In this project, we’ll implement a contrastive self-supervision model to learn image representations from unlabelled data and investigate its performance for an image classification downstream task. The overall outlined learning framework is semi-supervised and trained in two stages. First we’ll implement SimCLR to extract image feature representations without using labels. Then, we’ll use a small, labeled dataset to train a classifier on top of our learned feature backbone for the classification task.

Methodology

The SimCLR model consists of a ResNet-50 feature backbone (with classification head removed) and a linear projection head g(). After training the contrastive model, we would discard the projection head and add an appropriate classification head for the downstream task. The training procedure, shown in Fig. 1, relies heavily on image augmentation to produce a pair for each sample datapoint. Those pairs, called positive samples, are the basis for the contrastive learning objective where we optimize our model to produce representations that achieve high similarity between the positive pairs and low similarity with all the other augmented data points (negatives). For the model to succeed in this objective, it would need to discover the underlying structure of the data distribution, which is what we want for our feature representation.

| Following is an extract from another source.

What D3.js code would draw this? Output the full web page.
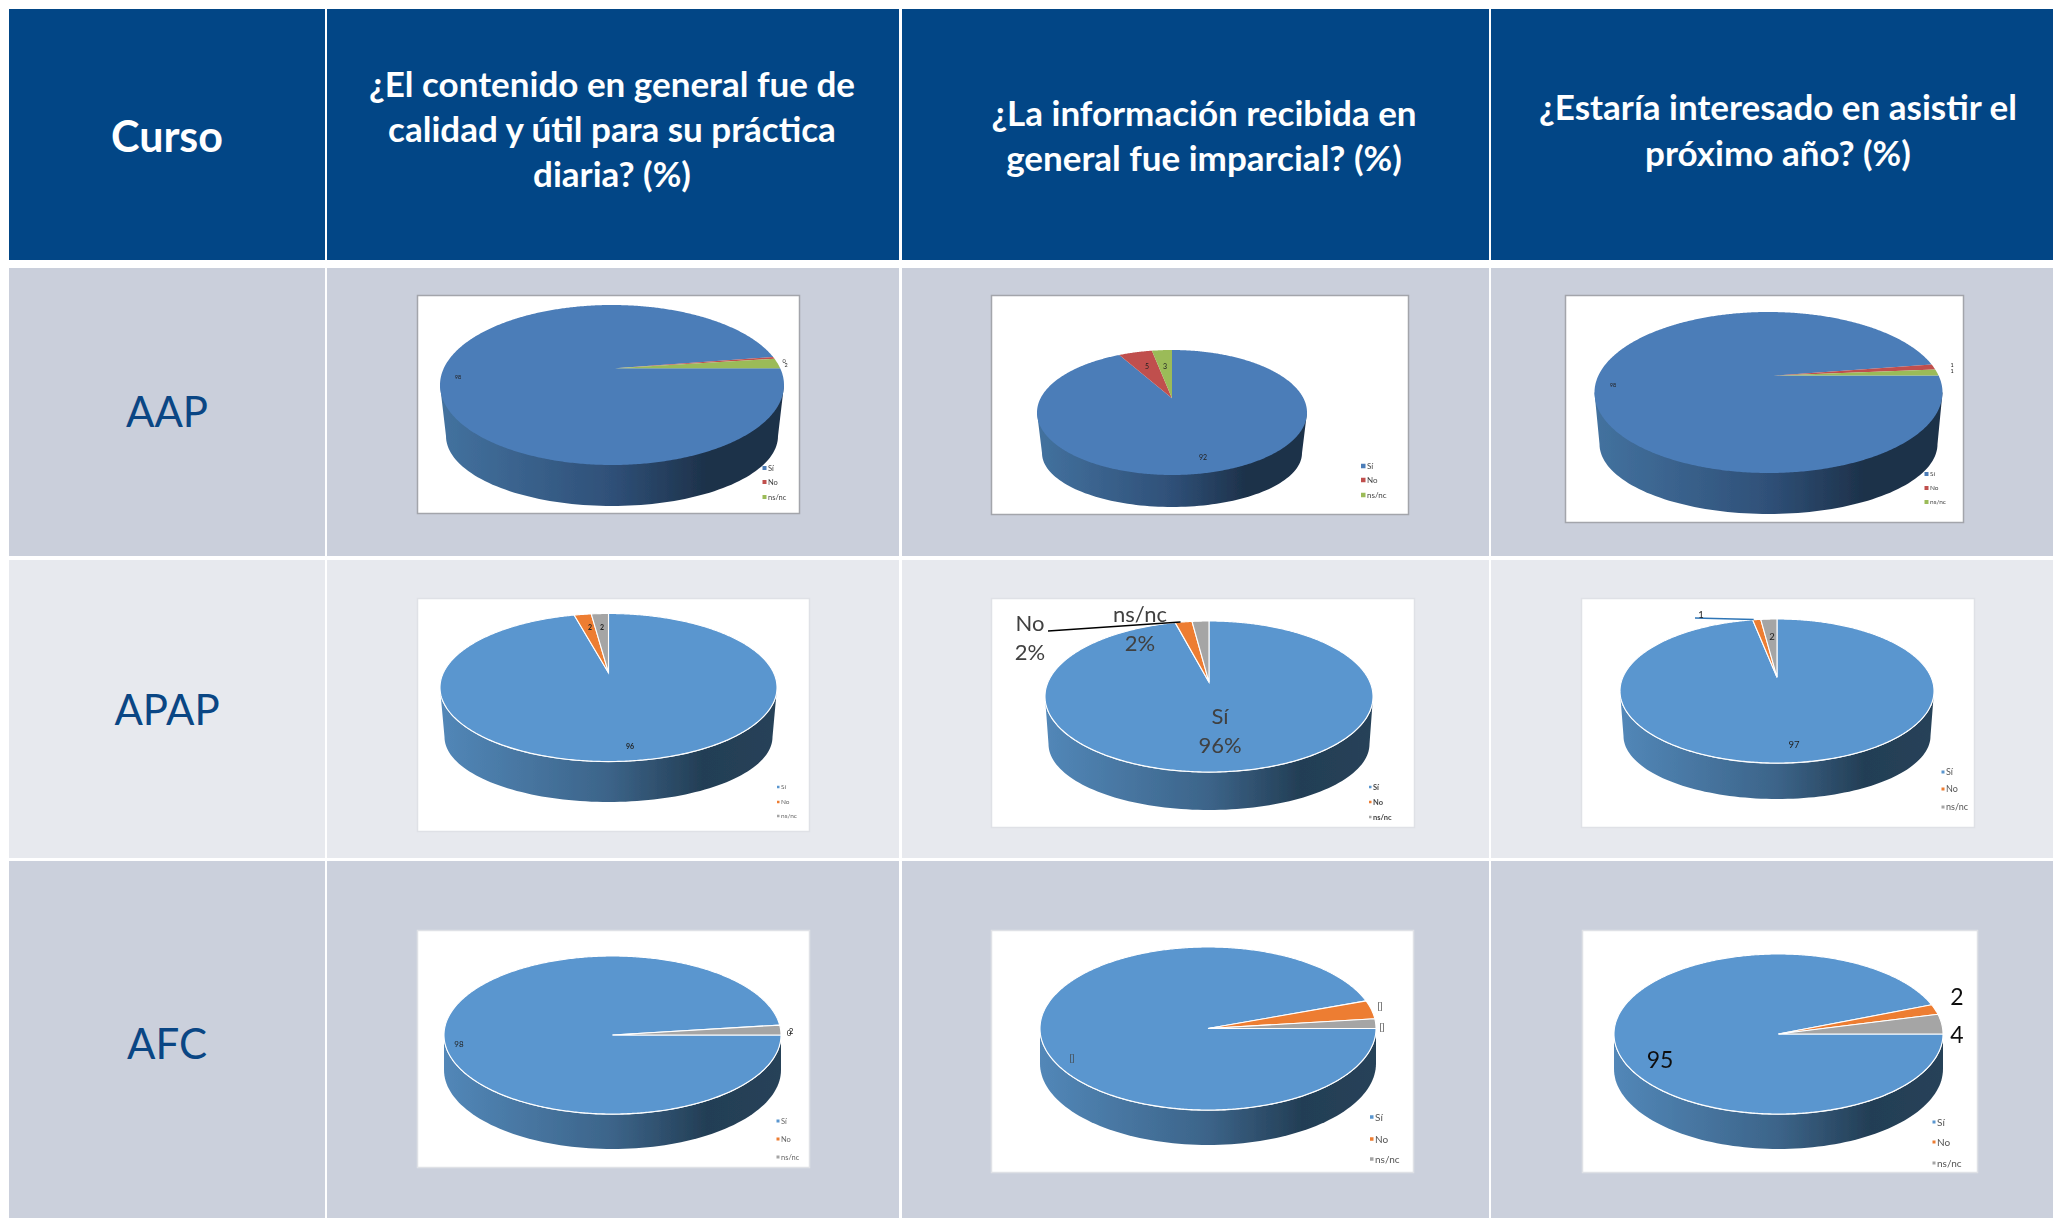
<!DOCTYPE html>
<html lang="es">
<head>
    <meta charset="UTF-8">
    <title>Evaluación de cursos</title>
    <script src="https://d3js.org/d3.v7.min.js"></script>
    <style>
        body { margin: 0; background: #fff; }
        svg { display: block; }
        text { font-family: Lato, "Open Sans", sans-serif; }
        .head { fill: #fff; font-weight: 700; text-anchor: middle; }
        .course { fill: #0a4684; font-size: 42px; text-anchor: middle; }
    </style>
</head>
<body>
    <div id="chart"></div>

    <script>
        // Values
        const courses = ['AAP', 'APAP', 'AFC'];
        const answers = ['Sí', 'No', 'ns/nc'];
        const headContenido = ['¿El contenido en general fue de', 'calidad y útil para su práctica', 'diaria? (%)'];
        const headInformacion = ['¿La información recibida en', 'general fue imparcial? (%)'];
        const headAsistir = ['¿Estaría interesado en asistir el', 'próximo año? (%)'];

        const aapContenido = [97.6, 0.4, 2];
        const aapInformacion = [92, 5, 3];
        const aapAsistir = [97.6, 1.1, 1.3];
        const apapContenido = [96, 2, 2];
        const apapInformacion = [96, 2, 2];
        const apapAsistir = [97, 1, 2];
        const afcContenido = [98, 0, 2];
        const afcInformacion = [94.5, 3.6, 1.9];
        const afcAsistir = [95, 2, 4];

        const width = 2053, height = 1218;

        // table grid
        const colEdges = [[9, 325], [327, 899], [902, 1489], [1491, 2053]];
        const rowEdges = [[268, 556], [560, 858], [861, 1218]];
        const rowFill = ['#cacfdb', '#e7e9ee', '#cbd0dc'];
        const headTop = 9, headBottom = 260;

        // the two Office palettes seen in the slides
        const oldTheme = {
            slices: ['#4c7db8', '#c0504d', '#9bbb59'],
            side: ['#43729f', '#2f5078', '#1d3149', '#1d3149'],
            rim: 'none', frame: '#a3a5ab'
        };
        const newTheme = {
            slices: ['#5a96cf', '#ed7d31', '#a5a5a5'],
            side: ['#5287b8', '#3c6489', '#233e55', '#274259'],
            rim: '#fff', frame: '#dfe1e6'
        };

        // k is the perspective of the 3D pie: how far the hub sits above the ellipse centre
        const charts = [
            {
                values: aapContenido, theme: oldTheme, start: 90, hubShift: 3,
                box: [417, 295, 799, 513], top: [612, 385, 172, 80], k: 0.21, base: [612, 436, 166, 70],
                legend: { x: 768, ys: [468, 482, 497], size: 7.5, marker: 4, color: '#444' },
                labels: { size: 5.5, color: '#222', at: [[458, 377], [784, 361], [786, 365]] }
            },
            {
                values: aapInformacion, theme: oldTheme, start: 0,
                box: [991, 295, 1408, 514], top: [1172, 412.5, 135, 62.5], k: 0.23, base: [1172, 453, 130, 54],
                legend: { x: 1367, ys: [466, 480, 495], size: 8, marker: 4.5, color: '#444' },
                labels: { size: 7, color: '#222', at: [[1203, 458], [1147, 367], [1165, 367]] }
            },
            {
                values: aapAsistir, theme: oldTheme, start: 90, hubShift: 5,
                box: [1565, 295, 1963, 522], top: [1768.5, 392.5, 174, 80.5], k: 0.21, base: [1768.5, 444, 169, 70],
                legend: { x: 1930, ys: [474, 488, 502], size: 6.5, marker: 4, color: '#444' },
                labels: { size: 5.5, color: '#222', at: [[1613, 385], [1952, 365], [1952, 371]] }
            },
            {
                values: apapContenido, theme: newTheme, start: 0,
                box: [417, 598, 809, 831], top: [608.5, 687.5, 168.5, 74], k: 0.2, base: [608.5, 737, 164, 65],
                legend: { x: 781, ys: [787, 802, 816], size: 6.5, marker: 2.5, color: '#666' },
                labels: { size: 7, color: '#222', weight: 700, at: [[630, 747], [590, 628], [602, 628]] }
            },
            {
                values: apapInformacion, theme: newTheme, start: 0,
                box: [991, 598, 1414, 827], top: [1209, 696.5, 164, 75.5], k: 0.19, base: [1209, 744, 160.5, 66],
                legend: { x: 1373, ys: [787, 802, 817], size: 7.5, marker: 2.5, color: '#444', weight: 700 },
                labels: { size: 22, color: '#404040', percent: true, at: [[1220, 716], [1030, 623], [1140, 614]] },
                leader: { color: '#000', slice: 1, end: [1048, 631] }
            },
            {
                values: apapAsistir, theme: newTheme, start: 0,
                box: [1581, 598, 1974, 827], top: [1777, 691, 157, 72], k: 0.19, base: [1777, 736, 153.5, 63],
                legend: { x: 1946, ys: [772, 789, 807], size: 9, marker: 3, color: '#555' },
                labels: { size: 9.5, color: '#222', at: [[1794, 745], [1701, 615], [1772, 637]] },
                leader: { color: '#2e75b6', slice: 1, end: [1695, 618] }
            },
            {
                values: afcContenido, theme: newTheme, start: 90,
                box: [417, 930, 809, 1167], top: [612.5, 1035, 168.5, 79], k: 0, base: [612.5, 1070, 168.5, 79],
                legend: { x: 781, ys: [1121, 1139, 1157], size: 7.5, marker: 3, color: '#666' },
                labels: { size: 8, color: '#222', at: [[459, 1044], [789, 1033], [791, 1031]] }
            },
            {
                values: afcInformacion, theme: newTheme, start: 90,
                box: [991, 930, 1413, 1172], top: [1208, 1028.5, 168, 81.5], k: 0, base: [1208, 1063.5, 168, 81.5],
                legend: { x: 1375, ys: [1117, 1139, 1159], size: 10, marker: 3.5, color: '#555' },
                labels: { size: 9, color: '#444', placeholder: '[]', at: [[1072, 1058], [1380, 1006], [1382, 1027]] }
            },
            {
                values: afcAsistir, theme: newTheme, start: 90,
                box: [1582, 930, 1977, 1172], top: [1778.5, 1034, 164.5, 80], k: 0, base: [1778.5, 1069, 164.5, 80],
                legend: { x: 1937, ys: [1122, 1142, 1163], size: 10, marker: 3, color: '#555' },
                labels: { size: 23, color: '#111', at: [[1660, 1060], [1957, 997], [1957, 1035]] }
            }
        ];

        const svg = d3.select('#chart').append('svg')
            .attr('width', width)
            .attr('height', height);

        // the pasted slide charts are soft in the original
        svg.append('defs').append('filter')
            .attr('id', 'soft')
            .append('feGaussianBlur')
            .attr('stdDeviation', 0.45);

        drawTable();
        charts.forEach((c, i) => drawPie(c, i));

        function drawTable() {
            const head = svg.append('g');
            head.selectAll('rect')
                .data(colEdges)
                .enter().append('rect')
                .attr('x', d => d[0])
                .attr('y', headTop)
                .attr('width', d => d[1] - d[0])
                .attr('height', headBottom - headTop)
                .attr('fill', '#024686');

            rowEdges.forEach((r, i) => {
                svg.append('g').selectAll('rect')
                    .data(colEdges)
                    .enter().append('rect')
                    .attr('x', d => d[0])
                    .attr('y', r[0])
                    .attr('width', d => d[1] - d[0])
                    .attr('height', r[1] - r[0])
                    .attr('fill', rowFill[i]);
            });

            svg.append('text').attr('class', 'head')
                .attr('x', 167).attr('y', 137).attr('dy', '.35em')
                .style('font-size', '43px')
                .text('Curso');

            headLines(headContenido, 612, [85, 130, 175]);
            headLines(headInformacion, 1204, [114, 159]);
            headLines(headAsistir, 1778, [108, 154]);

            svg.selectAll('.course')
                .data(courses)
                .enter().append('text')
                .attr('class', 'course')
                .attr('x', 167)
                .attr('y', (d, i) => [412, 710, 1044][i])
                .attr('dy', '.35em')
                .text(d => d);
        }

        function headLines(lines, x, ys) {
            svg.append('g').selectAll('text')
                .data(lines)
                .enter().append('text')
                .attr('class', 'head')
                .attr('x', x)
                .attr('y', (d, i) => ys[i])
                .attr('dy', '.35em')
                .style('font-size', '35px')
                .text(d => d);
        }

        function drawPie(c, idx) {
            const g = svg.append('g');
            const [bx0, by0, bx1, by1] = c.box;
            const [cx, cy, rx, ry] = c.top;
            const [bcx, bcy, brx, bry] = c.base;

            g.append('rect')
                .attr('x', bx0 + 0.5).attr('y', by0 + 0.5)
                .attr('width', bx1 - bx0).attr('height', by1 - by0)
                .attr('fill', '#fff')
                .attr('stroke', c.theme.frame)
                .attr('stroke-width', 1.5);

            const inner = g.append('g').attr('filter', 'url(#soft)');

            // perspective projection of a unit circle onto the top ellipse
            const a = rx * Math.sqrt(1 - c.k * c.k);
            const b = ry * (1 - c.k * c.k);
            const hubY = cy - ry * c.k;
            function project(angle, r) {
                const u = r * Math.sin(angle), v = r * Math.cos(angle);
                const w = 1 + c.k * v;
                return [cx + a * u / w, hubY - b * v / w];
            }

            const line = d3.line();
            const gradId = 'side' + idx;
            const grad = svg.append('defs').append('linearGradient').attr('id', gradId);
            grad.selectAll('stop')
                .data(c.theme.side)
                .enter().append('stop')
                .attr('offset', (d, i) => [0, 0.5, 0.78, 1][i])
                .attr('stop-color', d => d);

            // side wall: outline from the top ellipse down around the base ellipse
            const lower = d3.range(Math.PI, -0.001, -Math.PI / 90);
            const wall = [[cx - rx, cy]]
                .concat(lower.map(t => [bcx + brx * Math.cos(t), bcy + bry * Math.sin(t)]))
                .concat([[cx + rx, cy]]);
            inner.append('path')
                .attr('d', line(wall) + 'Z')
                .attr('fill', `url(#${gradId})`);

            const pie = d3.pie().sort(null)
                .startAngle(c.start * Math.PI / 180)
                .endAngle(c.start * Math.PI / 180 + 2 * Math.PI);
            const arcs = pie(c.values);
            const color = d3.scaleOrdinal(answers, c.theme.slices);

            if (c.theme.rim !== 'none') {
                // white edge round the top face
                inner.append('ellipse')
                    .attr('cx', cx).attr('cy', cy)
                    .attr('rx', rx + 0.5).attr('ry', ry + 0.8)
                    .attr('fill', c.theme.rim);
            }

            // the big slice goes first and the hub of the slivers is nudged like in the slide
            inner.append('g').selectAll('path')
                .data(arcs)
                .enter().append('path')
                .attr('d', d => {
                    const n = Math.max(2, Math.ceil((d.endAngle - d.startAngle) / 0.01));
                    const step = (d.endAngle - d.startAngle) / n;
                    const rimPts = d3.range(n + 1).map(i => project(d.startAngle + i * step, 1));
                    return line([[cx + (c.hubShift || 0), hubY]].concat(rimPts)) + 'Z';
                })
                .attr('fill', (d, i) => color(answers[i]))
                .attr('stroke', c.theme.rim === 'none' ? 'none' : c.theme.rim)
                .attr('stroke-width', d => d.value > 0 ? 1.1 : 0);

            if (c.leader) {
                const s = arcs[c.leader.slice];
                const p = project((s.startAngle + s.endAngle) / 2, 1);
                inner.append('path')
                    .attr('d', line([c.leader.end, [p[0] - 3, p[1]]]))
                    .attr('fill', 'none')
                    .attr('stroke', c.leader.color)
                    .attr('stroke-width', 1.5);
            }

            // data labels, percent charts carry the category above the share
            const labelG = inner.append('g');
            const total = d3.sum(c.values);
            c.values.forEach((v, i) => {
                const [lx, ly] = c.labels.at[i];
                const lines = c.labels.percent
                    ? [answers[i], Math.round(v / total * 100) + '%']
                    : [c.labels.placeholder || String(Math.round(v))];
                labelG.append('g').selectAll('text')
                    .data(lines)
                    .enter().append('text')
                    .attr('x', lx)
                    .attr('y', (d, j) => ly + j * c.labels.size * 1.33)
                    .attr('dy', '.35em')
                    .attr('text-anchor', 'middle')
                    .attr('fill', c.labels.color)
                    .attr('font-weight', c.labels.weight || 400)
                    .attr('font-size', c.labels.size)
                    .text(d => d);
            });

            const leg = inner.append('g').selectAll('g')
                .data(answers)
                .enter().append('g')
                .attr('transform', (d, i) => `translate(${c.legend.x},${c.legend.ys[i]})`);
            leg.append('rect')
                .attr('x', -c.legend.marker - 1.5)
                .attr('y', -c.legend.marker / 2)
                .attr('width', c.legend.marker)
                .attr('height', c.legend.marker)
                .attr('fill', d => color(d));
            leg.append('text')
                .attr('dy', '.35em')
                .attr('fill', c.legend.color)
                .attr('font-size', c.legend.size)
                .attr('font-weight', c.legend.weight || 400)
                .text(d => d);
        }
    </script>
</body>
</html>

Figure 1: Diagram of the loss objective

For the augmentation process, we follow the original paper and use: random crop, horizontal flip with 50% probability, color distortion with 80% probability, grayscale transformation with 20% probability, and we omit the gaussian blurring. Fig. 1 shows the examples of our augmentation process.

In this project, we evaluate our feature representation that was learned in an self-supervised manner by evaluating its performance on a downstream classification task. First we train the contrastive model for 50 epochs on CIFAR10 without using labels, using the biggest batch size we can fit into our GPUs. We use a cross-entropy temperature of 0.5, Adam for our optimizer with 1e-3 learning rate, and a projection dimension of 1024. Next, we extract the feature representation of the model and use it to train a classifier on a labeled data 10% the size of the unlabeled dataset with a similar training setup and additional weight decay of 1e-5. To evaluate our learned representation, we evaluate how well the self-supervised model performs on a classification task when compared to (1) a fully-supervised model trained on a small, labeled dataset, and (2) a supervised model trained on large amounts of data. We expect the model to outperform the former, while remaining competitive with the latter.

Results

Fig 2. illustrates the downstream classification accuracy of the SimCLR model across contrastive training epochs. We were able to obtain a top-1 classification accuracy of 77.4% and 94.8% top-3 accuracy on a held-out test data set. The model significantly outperforms the fully-supervised in the absence of large amounts of data, while falling short of reaching the supervised model trained on large data.

Figure 2: Accuracy on classification task using the three outlined models.

We do expect, however, that we would be able to reach a more competitive accuracy with more compute resources (larger batches) and more training time. We tracked the contrastive loss (tau=0.5) across all trained epochs, shown in Fig. 3. We note that the loss saturates early around ~4.5, which is directly affected by the batch size. However, the loss continues to gradually and noisily decrease, and longer epochs would yield better losses.

Figure 3: Contrastive training loss across training epochs.

A good feature representation is expected to generalize and perform well without additional training and fine-tuning. We examine this by freezing the feature network and only training a linear evaluator for classification. We achieve an accuracy of 71.3% on a small labeled dataset, while a randomly initialized model with the same setup only achieves 15.6%--showing that the learned representation actually performs well without the need for further training. Summary of all experiments are reported in Table 1.

	Full model (End-to-End)		Linear Evaluation (Frozen feature)
	Top-1 Accuracy	Top-3 Accuracy	Top-1 Accuracy	Top-3 Accuracy
SimCLR	77.4%	94.8%	71.3%	93.6%
Random Init	38.2%	60.1%	15.6%	34.4%

Table 1: Summary of experimental results.

Next, we inspect the feature-space clusters of the self-supervised representation networks by sampling random test images and finding nearest neighbor images in the feature space--after all, contrastive learning optimizes for maximizing similarity which should result in similar images being closer together. Figure 4 shows four random samples with the 5-NN images in feature space. Indeed we see that we managed to learn representations that cluster similar images, with some failure cases to note.

Figure 4: Nearest neighbors of test images.

Challenges

SimCLR is notorious for being compute intensive, requiring a large batch size as a way to ensure the availability of negatives which are essential for contrastive learning. The original paper uses 4096 batch size and trains for over 500+ epochs--our batch size tops at ~200, which immediately puts an upper limit on the maximum accuracy we can achieve. Despite this, we manage to demonstrate the capabilities of learned representation in the absence of large amounts of labeled data, albeit with a lower accuracy than the original paper.